Android as a Canvas: Tailoring Open Mobility for Industrial RFID

The digital operating system landscape for industry has evolved beyond proprietary, locked-down environments. Today, the most transformative industrial tools often run on a platform ubiquitous in our personal lives: Android. This familiarity, however, is merely the surface of a deeper advantage—the Android ecosystem offers an unparalleled foundation for customization, application development, and systems integration. When this flexible software core is fused with purpose-built hardware and integrated UHF RFID technology, it creates a uniquely powerful category of device: the Android RFID tablet for industrial use. This combination delivers not just a scanner with a screen, but a fully programmable field computer that can be molded to fit highly specific operational workflows.


The industrial strength of such a device lies in a carefully orchestrated balance. The Android operating system provides a mature, stable environment with a vast array of standard communication protocols, security frameworks, and development tools. This allows enterprise IT teams and third-party developers to build, deploy, and manage bespoke applications using familiar languages and environments. Meanwhile, the hardware substrate—a ruggedized chassis, a sunlight-readable display with gloved touch support, a hot-swappable battery system, and an industrial-grade RFID module—ensures this software intelligence can survive and perform in the demanding arenas where it is needed: distribution yards, factory floors, and outdoor construction sites.

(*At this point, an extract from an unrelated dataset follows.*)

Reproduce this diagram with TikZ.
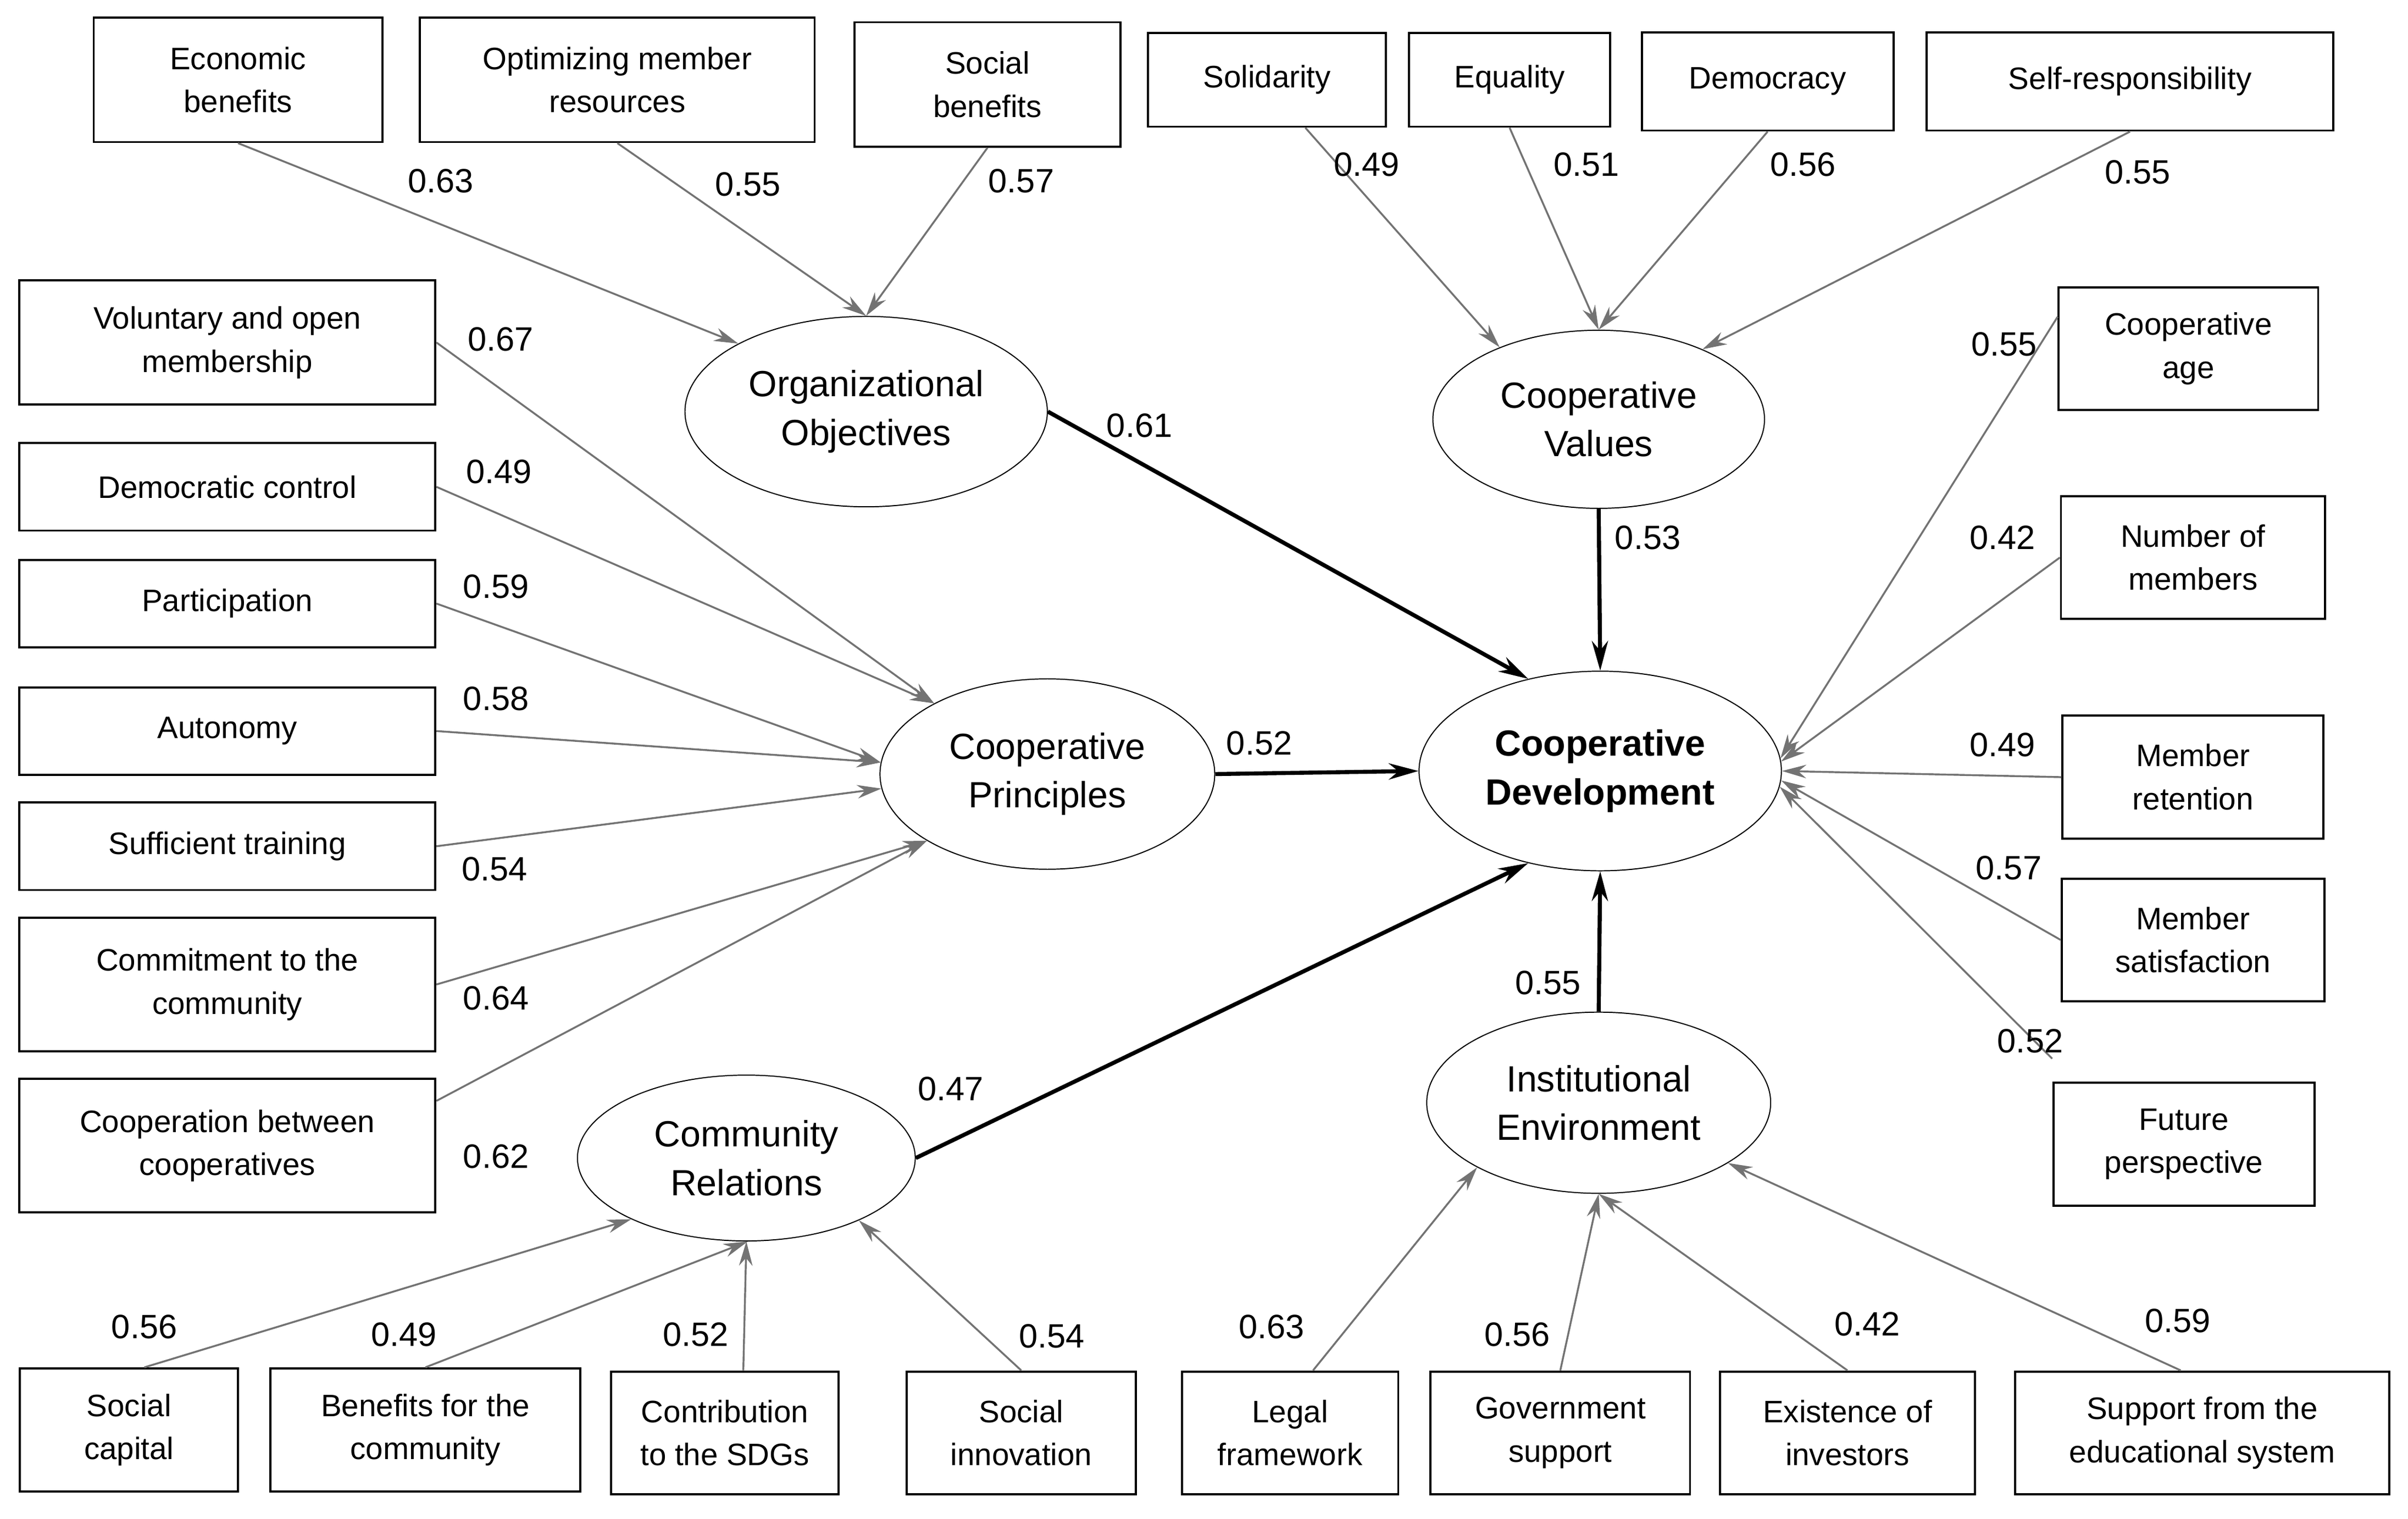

The power of this union is unlocked in specific, tangible use cases. Consider a third-party logistics provider managing cross-dock operations for multiple clients, each with different Warehouse Management System (WMS) requirements and label formats. Instead of deploying multiple single-purpose devices, a fleet of configurable Android RFID tablets can host different client-specific applications, or a single master app that adapts its interface and logic based on the scanned shipment ID. The same hardware platform, through software alone, becomes a multi-tenant solution. In manufacturing, the tablet can run a quality control application that not only reads an RFID tag on a work-in-progress unit to pull up its specifications but also uses the tablet’s camera to document a flaw, annotate the image, and link it directly to that asset’s digital record—all within a single, fluid workflow built on Android.


Security, a paramount concern in industrial IoT, is addressed through Android's enterprise-grade management capabilities. Devices can be provisioned, controlled, and secured via Mobile Device Management platforms, ensuring only authorized applications run, enforcing encryption policies, and allowing for remote troubleshooting or data wiping if a unit is misplaced. The open nature of the platform does not equate to vulnerability; rather, it enables a tailored security posture that meets corporate IT standards without sacrificing the functionality required on the ground.


Beyond running custom apps, the Android platform excels at integration. The tablet can serve as a data hub, its RFID reader capturing tag data while its other radios—Bluetooth, Wi-Fi, cellular—connect to peripheral sensors, environmental monitors, or vehicle telematics. It can process this aggregated data locally or serve as a resilient edge node, syncing information to cloud platforms when connectivity is available and queueing it intelligently when offline. This turns the device from a simple data collector into a smart field gateway.


Ultimately, the shift towards Android in this rugged context signifies a move from hardware-defined tools to software-defined solutions. The physical device provides a reliable, capable vessel, but its specific function—whether for asset auditing, proof-of-delivery, tool crib management, or safety compliance checks—is dictated by the software it runs. This decoupling grants operations teams unprecedented agility, allowing them to redefine the tool's purpose through code, not procurement, and making the Android RFID tablet for industrial use a dynamic asset that evolves as quickly as the business processes it supports.